The food in question is Indian Pudding. Today celebrates all the glory of  this cornmeal based dish. Never heard of it? You likely aren’t alone; for all the food knowledge I have stuffed in my brain, I wasn’t at all aware of this dish, but then I took a leap, made the recipe and scooped some into a bowl. Call me a true convert.

bundt-and-indian-pudding-010

It’s possible that this warm, molasses spiked baked pudding dish solely appealed to me because for every recipe I poured through, it always, always claimed to be best served warm over ice cream. When I was telling Mike about it, he had that familiar look of skepticism on his face until I said ‘You’re supposed to eat it over ice cream.’ then his eyes lit up and he said brightly ‘Say no more!!’  See how we are? Tell us we can eat it with ice cream and we’re SO there.

The history of Indian Pudding isn’t Indian at all. It’s origin is with the new settlers of the Plymouth Colonies. With the increase in the number of cows brought from England, and subsequently, the cows milk, they needed ways to use up the bounty and had the idea of creating a milk-based pudding like they had known in Old England, primarily Plum Pudding.
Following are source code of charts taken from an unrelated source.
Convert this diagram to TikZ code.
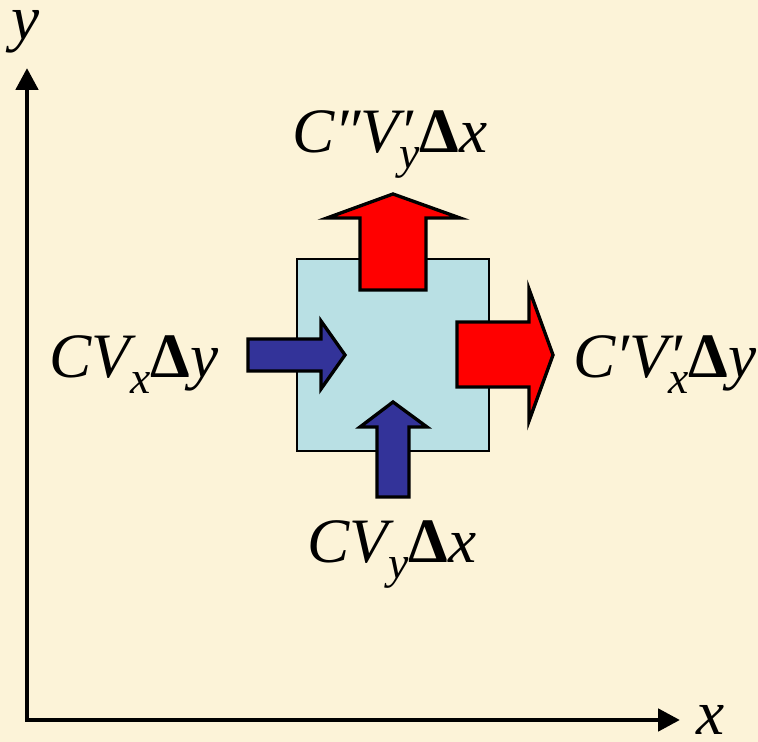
\documentclass[tikz,border=0pt]{standalone}
\usepackage{fontspec}
\setmainfont{Liberation Serif}
\usetikzlibrary{arrows.meta}
\definecolor{nen}{RGB}{252,243,216}
\definecolor{xanhnhat}{RGB}{185,224,228}
\definecolor{xanhdam}{RGB}{51,51,153}
\newcommand{\nhan}{\fontsize{36}{40}\selectfont\itshape}
\newcommand{\chiso}[1]{\raisebox{-0.24em}{\fontsize{26}{28}\selectfont\itshape #1}}
\newcommand{\Dt}{{\upshape\bfseries Δ}}
\begin{document}
\begin{tikzpicture}[x=0.02cm, y=-0.02cm, >={Triangle[length=0.44cm,width=0.44cm]},
	line join=miter, font=\nhan,
	khoi/.style={draw=black, line width=1.1pt, fill=xanhnhat, minimum size=3.84cm, inner sep=0pt},
	muiten/.style={draw=black, line width=1.9pt},
	nhan/.style={anchor=base, inner sep=0pt},
	truc/.style={nhan, text height=0.46em, text depth=0.2em}]
		\fill[nen] (0,0) rectangle (758,742);
		\useasboundingbox (0,0) rectangle (758,742);
		% Định nghĩa tọa độ gốc và hai trục
		\path (27,720) coordinate (O)
		(680,720) coordinate (X)
		(27,68) coordinate (Y);
		% ==================== TRỤC ====================
		\draw[<->, line width=2.8pt] (Y) -- (O) -- (X);
		\node[truc] (tx) at (711,735) {x};
		\node[truc] (ty) at (26,40) {y};
		% ==================== KHỐI ====================
		\node[khoi] (cv) at (393,355) {};
		% ==================== DÒNG VÀO ====================
		\draw[muiten, fill=xanhdam] (248,339) -- (321,339) -- (321,321) -- (345,355)
		-- (321,389) -- (321,371) -- (248,371) -- cycle;
		\draw[muiten, fill=xanhdam] (377,497) -- (377,427) -- (360,427) -- (393,402)
		-- (427,427) -- (409,427) -- (409,497) -- cycle;
		% ==================== DÒNG RA ====================
		\draw[muiten, fill=red] (457,322) -- (529,322) -- (529,289) -- (553,355)
		-- (529,421) -- (529,387) -- (457,387) -- cycle;
		\draw[muiten, fill=red] (360,290) -- (360,218) -- (327,218) -- (393,194)
		-- (460,218) -- (426,218) -- (426,290) -- cycle;
		% ==================== NHÃN ====================
		\node[nhan] (ltop) at (390,153) {C″V\rlap{′}\chiso{y}\Dt x};
		\node[nhan] (lleft) at (134,378) {CV\chiso{x}\Dt y};
		\node[nhan] (lright) at (665,378) {C′V\rlap{′}\chiso{x}\Dt y};
		\node[nhan] (lbot) at (392,563) {CV\chiso{y}\Dt x};
	\end{tikzpicture}
\end{document}
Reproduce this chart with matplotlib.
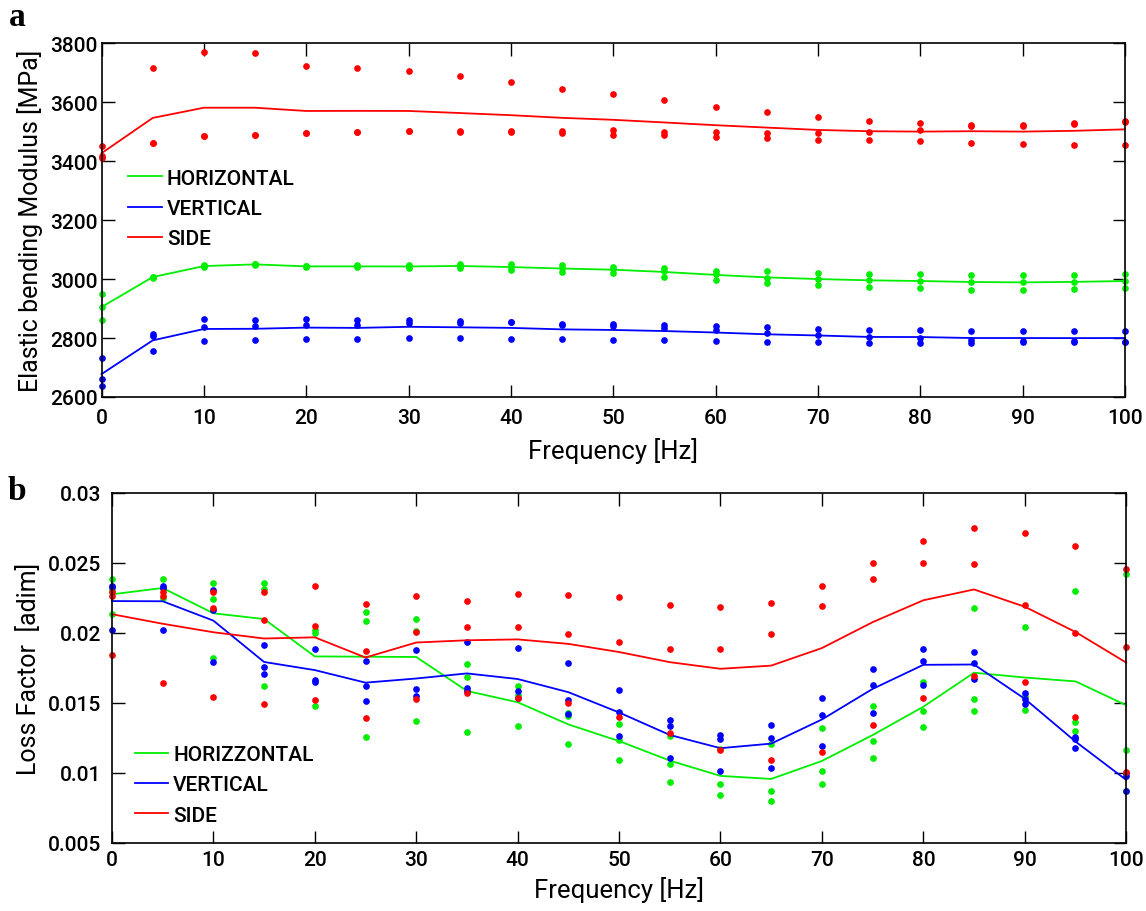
import matplotlib
matplotlib.use("Agg")
import matplotlib.pyplot as plt
import numpy as np

freqs = list(range(0, 101, 5))

# elastic bending modulus [MPa], three samples per frequency
e_horizontal = [
    (2948, 2905, 2862), (3005, 3007, 3008), (3047, 3044, 3041), (3050, 3048, 3051),
    (3045, 3043, 3041), (3046, 3043, 3040), (3046, 3043, 3039), (3052, 3045, 3036),
    (3051, 3042, 3029), (3046, 3036, 3025), (3042, 3034, 3019), (3036, 3028, 3008),
    (3028, 3016, 2998), (3026, 3004, 2987), (3020, 2999, 2981), (3017, 2997, 2973),
    (3018, 2993, 2969), (3015, 2991, 2964), (3013, 2989, 2964), (3013, 2991, 2967),
    (3017, 2994, 2969),
]
e_vertical = [
    (2733, 2662, 2638), (2814, 2807, 2755), (2863, 2838, 2791), (2860, 2841, 2793),
    (2864, 2845, 2797), (2861, 2845, 2797), (2862, 2852, 2800), (2857, 2852, 2800),
    (2853, 2853, 2797), (2848, 2845, 2795), (2847, 2841, 2794), (2845, 2834, 2792),
    (2840, 2827, 2789), (2836, 2817, 2785), (2830, 2811, 2785), (2826, 2803, 2782),
    (2826, 2801, 2783), (2824, 2794, 2782), (2824, 2789, 2787), (2824, 2789, 2786),
    (2824, 2788, 2788),
]
e_side = [
    (3451, 3418, 3411), (3715, 3462, 3462), (3771, 3486, 3486), (3767, 3488, 3488),
    (3722, 3494, 3494), (3715, 3498, 3498), (3704, 3503, 3503), (3687, 3503, 3499),
    (3667, 3503, 3497), (3643, 3503, 3494), (3626, 3505, 3489), (3606, 3500, 3487),
    (3585, 3498, 3482), (3566, 3496, 3479), (3548, 3496, 3473), (3535, 3499, 3470),
    (3528, 3505, 3467), (3523, 3519, 3462), (3523, 3519, 3458), (3528, 3525, 3455),
    (3535, 3533, 3455),
]

# loss factor [adim]
lf_horizontal = [
    (0.02388, 0.02304, 0.02136), (0.02388, 0.02324, 0.02251), (0.02357, 0.02243, 0.01821),
    (0.02357, 0.02317, 0.01624), (0.02021, 0.02000, 0.01476), (0.02148, 0.02088, 0.01255),
    (0.02100, 0.02016, 0.01369), (0.01779, 0.01688, 0.01290), (0.01620, 0.01557, 0.01338),
    (0.01430, 0.01405, 0.01205), (0.01352, 0.01238, 0.01093), (0.01267, 0.01062, 0.00936),
    (0.01172, 0.00924, 0.00841), (0.01205, 0.00869, 0.00798), (0.01319, 0.01014, 0.00924),
    (0.01476, 0.01231, 0.01105), (0.01648, 0.01445, 0.01326), (0.02176, 0.01531, 0.01441),
    (0.02045, 0.01548, 0.01452), (0.02298, 0.01362, 0.01302), (0.02419, 0.01164, 0.00869),
]
lf_vertical = [
    (0.02336, 0.02326, 0.02021), (0.02338, 0.02320, 0.02021), (0.02305, 0.02166, 0.01793),
    (0.01912, 0.01759, 0.01707), (0.01888, 0.01664, 0.01652), (0.01802, 0.01621, 0.01512),
    (0.01876, 0.01598, 0.01550), (0.01936, 0.01609, 0.01588), (0.01893, 0.01586, 0.01534),
    (0.01786, 0.01521, 0.01424), (0.01593, 0.01436, 0.01267), (0.01376, 0.01333, 0.01105),
    (0.01274, 0.01243, 0.01014), (0.01345, 0.01250, 0.01034), (0.01534, 0.01417, 0.01195),
    (0.01743, 0.01629, 0.01429), (0.01884, 0.01802, 0.01631), (0.01864, 0.01786, 0.01674),
    (0.01569, 0.01529, 0.01491), (0.01255, 0.01243, 0.01176), (0.01000, 0.00980, 0.00871),
]
lf_side = [
    (0.02295, 0.02262, 0.01845), (0.02290, 0.02262, 0.01645), (0.02293, 0.02179, 0.01543),
    (0.02293, 0.02093, 0.01495), (0.02333, 0.02052, 0.01521), (0.02207, 0.01874, 0.01393),
    (0.02262, 0.02007, 0.01526), (0.02231, 0.02043, 0.01569), (0.02279, 0.02045, 0.01538),
    (0.02271, 0.01995, 0.01500), (0.02255, 0.01936, 0.01400), (0.02200, 0.01888, 0.01286),
    (0.02184, 0.01884, 0.01164), (0.02212, 0.01995, 0.01093), (0.02333, 0.02195, 0.01148),
    (0.02498, 0.02388, 0.01345), (0.02660, 0.02502, 0.01538), (0.02748, 0.02491, 0.01693),
    (0.02714, 0.02200, 0.01648), (0.02620, 0.02001, 0.01400), (0.02459, 0.01900, 0.01007),
]

e_ticks = [2600, 2800, 3000, 3200, 3400, 3600, 3800]
lf_ticks = [0.005, 0.01, 0.015, 0.02, 0.025, 0.03]
lf_ticklabels = ["0.005", "0.01", "0.015", "0.02", "0.025", "0.03"]
x_ticks = list(range(0, 101, 10))

plt.rcParams['font.family'] = ['Roboto', 'DejaVu Sans']
plt.rcParams['font.weight'] = 'medium'

GREEN = "#00ee00"
BLUE = "#0000ff"
RED = "#ff0000"

fig = plt.figure(figsize=(11.46, 9.12), dpi=100)
ax1 = fig.add_axes([0.0886, 0.5636, 0.893, 0.388])
ax2 = fig.add_axes([0.0977, 0.0746, 0.885, 0.3838])


def draw(ax, series, labels):
    x = np.array(freqs)
    for data, label, col in zip(series, labels, [GREEN, BLUE, RED]):
        arr = np.array(data)
        ax.plot(x, arr.mean(axis=1), color=col, lw=1.3, label=label, clip_on=False)
        for k in range(arr.shape[1]):
            ax.plot(x, arr[:, k], ls="none", marker="o", ms=3.8, color=col,
                    mec=col, clip_on=False)


def style(ax, xpad, ypad):
    ax.set_xlim(0, 100)
    ax.set_xticks(x_ticks)
    ax.tick_params(direction="in", length=9, width=1, top=True, right=True,
                   labelsize=15)
    ax.tick_params(axis="x", pad=xpad)
    ax.tick_params(axis="y", pad=ypad)
    for s in ax.spines.values():
        s.set_linewidth(1.2)


draw(ax1, [e_horizontal, e_vertical, e_side], ["HORIZONTAL", "VERTICAL", "SIDE"])
style(ax1, 8, 3)
ax1.set_ylim(2600, 3800)
ax1.set_yticks(e_ticks)
ax1.set_xlabel("Frequency [Hz]", fontsize=18.5, labelpad=7)
ax1.set_ylabel("Elastic bending Modulus [MPa]", fontsize=18, labelpad=5)
ax1.legend(loc="upper left", bbox_to_anchor=(0.016, 0.675), frameon=False,
           fontsize=15, handlelength=1.6, handletextpad=0.25, labelspacing=0.55,
           borderpad=0)

draw(ax2, [lf_horizontal, lf_vertical, lf_side], ["HORIZZONTAL", "VERTICAL", "SIDE"])
style(ax2, 5, 8)
ax2.set_ylim(0.005, 0.03)
ax2.set_yticks(lf_ticks)
ax2.set_yticklabels(lf_ticklabels)
ax2.set_xlabel("Frequency [Hz]", fontsize=18.5, labelpad=5)
ax2.set_ylabel("Loss Factor  [adim]", fontsize=18, labelpad=5)
ax2.legend(loc="upper left", bbox_to_anchor=(0.012, 0.31), frameon=False,
           fontsize=15, handlelength=1.6, handletextpad=0.25, labelspacing=0.55,
           borderpad=0)

fig.text(17 / 1146, 1 - 18 / 912, "a", fontsize=24, fontweight="bold",
         family="Liberation Serif", ha="center", va="center")
fig.text(17 / 1146, 1 - 492 / 912, "b", fontsize=24, fontweight="bold",
         family="Liberation Serif", ha="center", va="center")

fig.savefig("out.png", dpi=100)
Wheat flour was still scarce and mostly coveted for bread, so the settlers used cornmeal, and being the time that everything involving corn was named for the Indians, the name of the pudding naturally became ‘Indian Pudding’ despite having such non-Indian ingredients in it like molasses, eggs and butter, not to mention spices like cinnamon and nutmeg. But the name stuck.

All the recipes I came across were virtually the same. I went with this one as I can always trust and respect the source.

And the pudding was ridiculously good, and not just because it was nestled next to vanilla ice cream- dairy free, thank you- but because what came out of the oven after the long slow bake was a deeply burnished dish of warm and creamy custard spiked with rich molasses and a hint of cinnamon. I would have been happy to simply spoon up the dreamy goodness all by itself too. I cut the recipe I used in half and am always a bit skeptical of doing, especially in a custard-based dish, but it turned out more perfect than I could have imagined. As I swooned my way through my bowl I thought ‘This needs to be on the Thanksgiving menu!’ and really, it could be on any winter menu for it’s warmth and soothing appeal.

nablopomo21

2 Responses to “Obscure but delicious”

  1. bobbi says:

    mmm…I have never heard of such thing but it looks o so yummy!